A year later, the group had its "new Pearl Harbor".

Even as fires from Flight 77 burned on one side of the Pentagon on 9/11, Rumsfeld wrote down his thoughts on the other side: "Judge whether good enough [to] hit S.H. [Saddam Hussein] at the same time. Not only UBL [Usama Bin Laden]... Go massive. Sweep it all up. Things related and not."

As the credits to Fahrenheit 9/11 rolled, I listened to Neil Young's "Rockin' in the Free World", reading the names of those who produced such a powerful flick. When I finally left the theatre after Moore's final message "Do something" — I turned only to see an empty room, except for two elderly women who remained to discuss what they just saw. A theatre employee handed me a pack of aspirin, saying it was for "in case of a headache".

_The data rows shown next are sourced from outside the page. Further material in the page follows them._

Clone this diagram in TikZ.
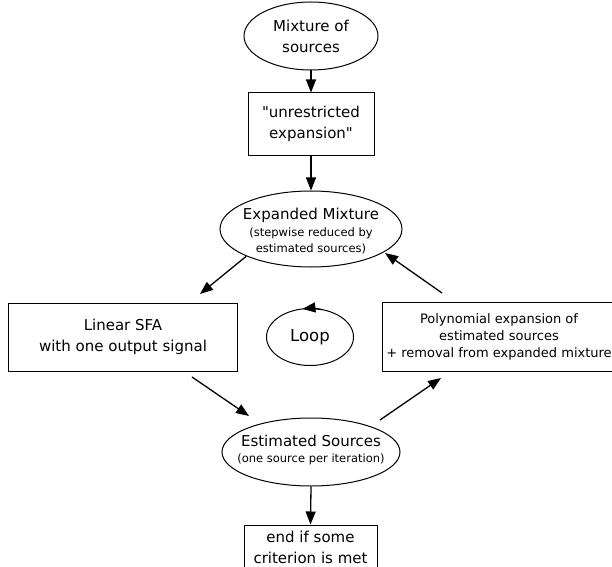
\documentclass[tikz,border=0pt]{standalone}
\usepackage{fontspec}
\setmainfont{DejaVu Sans}[Ligatures=TeXOff]
\usetikzlibrary{shapes.geometric,arrows.meta}
\newcommand\fmain{\fontsize{15bp}{21bp}\selectfont}
\newcommand\fsm{\fontsize{11.5bp}{15.5bp}\selectfont}
\newcommand\fpoly{\fontsize{13bp}{17bp}\selectfont}
\newcommand\floop{\fontsize{16.5bp}{20bp}\selectfont}
\tikzset{
  ell/.style={ellipse, draw, line width=1bp, inner sep=0pt, align=center},
  boxn/.style={rectangle, draw, line width=1bp, inner sep=0pt, align=center},
  txt/.style={inner sep=0pt, align=center},
  arr/.style={line width=1.3bp, -{Triangle[length=13bp,width=10bp]}}
}
\begin{document}
\begin{tikzpicture}[x=1bp,y=-1bp]
\useasboundingbox (0,0) rectangle (612,567);
\node[ell, font=\fmain, minimum width=134bp, minimum height=68bp] (mix) at (311,36) {Mixture of\\sources};
\node[boxn, font=\fmain, minimum width=126bp, minimum height=62bp] (unr) at (311,124) {"unrestricted\\expansion"};
\node[ell, minimum width=182bp, minimum height=76bp] (exp) at (311,229) {};
\node[txt, font=\fsm] (expT) at (311,231) {{\fmain Expanded Mixture}\\[2bp]
(stepwise reduced by\\estimated sources)};
\node[boxn, font=\fmain, minimum width=228bp, minimum height=68bp] (sfa) at (123,337) {Linear SFA\\with one output signal};
\node[boxn, font=\fpoly, minimum width=234bp, minimum height=69bp] (poly) at (499,337) {Polynomial expansion of\\estimated sources\\+ removal from expanded mixture};
\node[ell, font=\floop, minimum width=87bp, minimum height=57bp] (loop) at (310,337) {Loop};
\node[ell, minimum width=178bp, minimum height=68bp] (est) at (311,452) {};
\node[txt, font=\fsm] (estT) at (311,450) {{\fmain Estimated Sources}\\[1bp](one source per iteration)};
\node[boxn, font=\fmain, minimum width=133bp, minimum height=44bp] (end) at (310.5,547) {end if some\\criterion is met};
% free ends
\coordinate (sfaIn) at (200,294);
\coordinate (expIn) at (385,253);
\coordinate (polyOut) at (442,293);
\coordinate (sfaOut) at (192,377);
\coordinate (estIn) at (249,416);
\coordinate (estOut) at (380,420);
\coordinate (polyIn) at (441,378);
\draw[arr] (mix.south) -- (unr.north);
\draw[arr] (unr.south) -- (exp.north);
\draw[arr] (exp.south west) -- (sfaIn);
\draw[arr] (polyOut) -- (expIn);
\draw[arr] (sfaOut) -- (estIn);
\draw[arr] (estOut) -- (polyIn);
\draw[arr] (est.south) -- (end.north);
\draw[line width=1.3bp, -{Triangle[length=13bp,width=10bp]}]
  ([shift={(-75:43.5 and 28.5)}]loop.center) arc[start angle=-75, end angle=-100, x radius=43.5, y radius=28.5];
\end{tikzpicture}
\end{document}
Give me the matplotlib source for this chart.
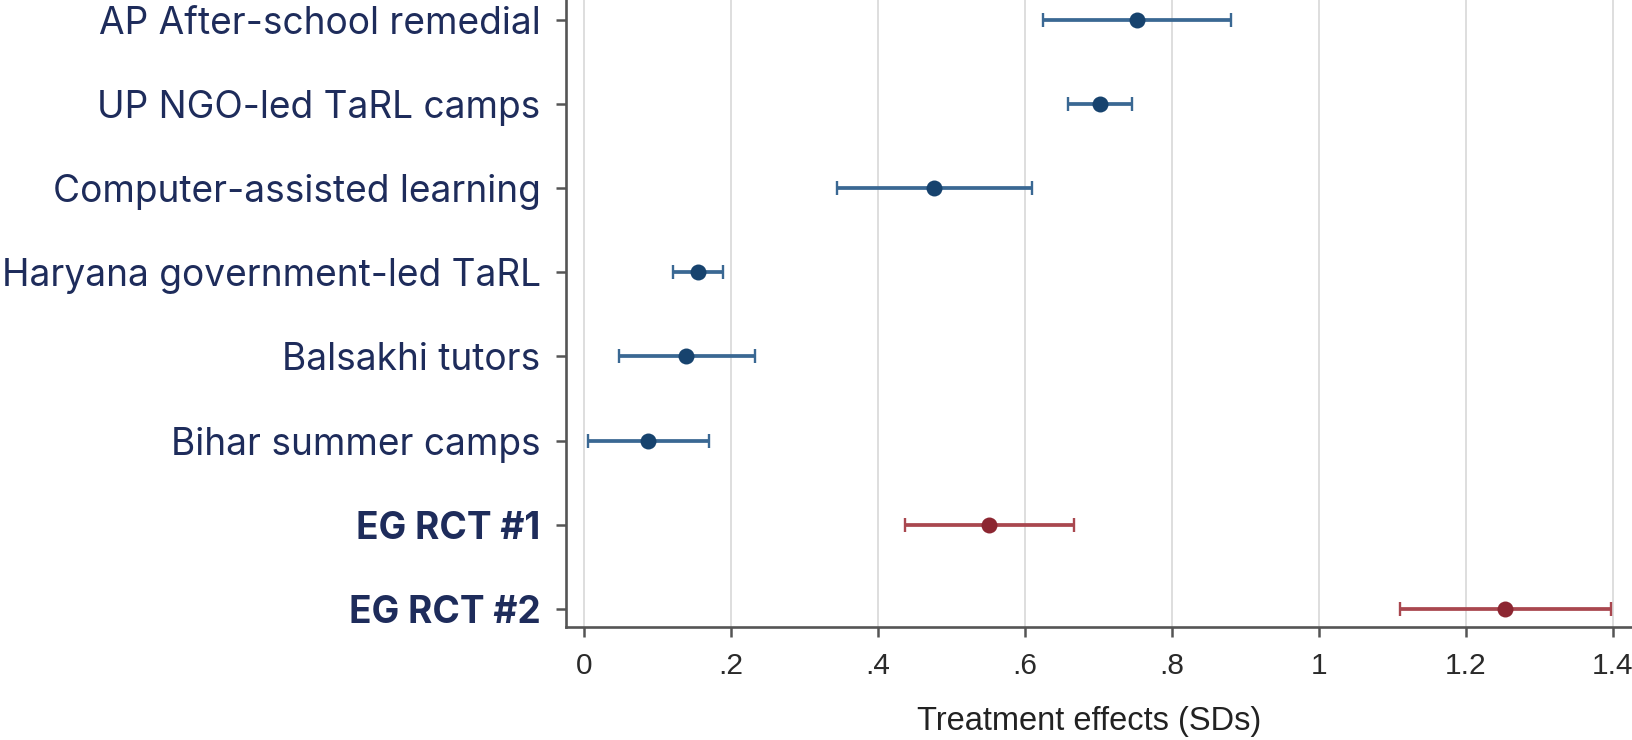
import matplotlib
matplotlib.use("Agg")
import matplotlib.pyplot as plt

# Programme names, top to bottom
programs = [
    "AP After-school remedial",
    "UP NGO-led TaRL camps",
    "Computer-assisted learning",
    "Haryana government-led TaRL",
    "Balsakhi tutors",
    "Bihar summer camps",
    "EG RCT #1",
    "EG RCT #2",
]
# Point estimates and 95% confidence bounds (SDs)
estimates = [0.752, 0.702, 0.476, 0.155, 0.139, 0.087, 0.551, 1.253]
ci_low = [0.624, 0.659, 0.344, 0.121, 0.047, 0.005, 0.437, 1.111]
ci_high = [0.880, 0.746, 0.610, 0.189, 0.232, 0.170, 0.666, 1.397]
is_eg = [False, False, False, False, False, False, True, True]

x_ticks = [0, 0.2, 0.4, 0.6, 0.8, 1.0, 1.2, 1.4]
x_ticklabels = ["0", ".2", ".4", ".6", ".8", "1", "1.2", "1.4"]

BLUE_DOT = "#17436e"
BLUE_BAR = "#3a6893"
RED_DOT = "#8c2631"
RED_BAR = "#a9474f"
LABEL = "#1e2c5b"
AXIS = "#555555"

fig = plt.figure(figsize=(16.33, 7.4), dpi=100)
ax = fig.add_axes([0.3464, 0.1531, 1 - 0.3464, 1 - 0.1531])

for i, (est, lo, hi, eg) in enumerate(zip(estimates, ci_low, ci_high, is_eg)):
    dot = RED_DOT if eg else BLUE_DOT
    bar = RED_BAR if eg else BLUE_BAR
    ax.errorbar(
        est, i, xerr=[[est - lo], [hi - est]], fmt="none",
        ecolor=bar, elinewidth=2.7, capsize=5.2, capthick=1.7, zorder=3,
    )
    ax.plot(est, i, "o", color=dot, markersize=11.5, markeredgewidth=0, zorder=4)

ax.set_xlim(-0.0253, 1.4276)
ax.set_ylim(7.21, -0.235)

ax.set_xticks(x_ticks)
ax.set_xticklabels(x_ticklabels)
ax.set_yticks(range(len(programs)))
ax.set_yticklabels(programs)

ax.grid(axis="x", color="#dedede", linewidth=1.4, zorder=0)
ax.set_axisbelow(True)

for side in ("top", "right"):
    ax.spines[side].set_visible(False)
for side in ("left", "bottom"):
    ax.spines[side].set_color(AXIS)
    ax.spines[side].set_linewidth(1.9)

ax.tick_params(axis="both", length=7.5, width=1.8, color=AXIS)
ax.tick_params(axis="y", pad=10.5)
ax.tick_params(axis="x", pad=10.5)

for lab, eg in zip(ax.get_yticklabels(), is_eg):
    lab.set_fontfamily(["Inter", "DejaVu Sans"])
    lab.set_fontsize(26.7)
    lab.set_color(LABEL)
    if eg:
        lab.set_fontweight("bold")

for lab in ax.get_xticklabels():
    lab.set_fontfamily(["Liberation Sans", "DejaVu Sans"])
    lab.set_fontsize(21.5)
    lab.set_color("#2a2a2a")

ax.set_xlabel("Treatment effects (SDs)", fontsize=23.5, color="#222222",
              family=["Liberation Sans", "DejaVu Sans"])
ax.xaxis.set_label_coords(0.490, -0.152)
ax.xaxis.label.set_verticalalignment("center")

fig.savefig("out.png", dpi=100)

"Thanks", I said. "But I think the people in the White House need this more than me."

[Abridged from <http://www.opednews.com>. Kevin Shay, a Washington, DC, writer, won a 2002 International Peacewriting Award for Walking Through the Wall, an electronic book about a transcontinental march for peace and justice he joined. The latest book to which he contributed, Big Bush Lies, was recently released by RiverWood Books.]

From Green Left Weekly, July 21, 2004.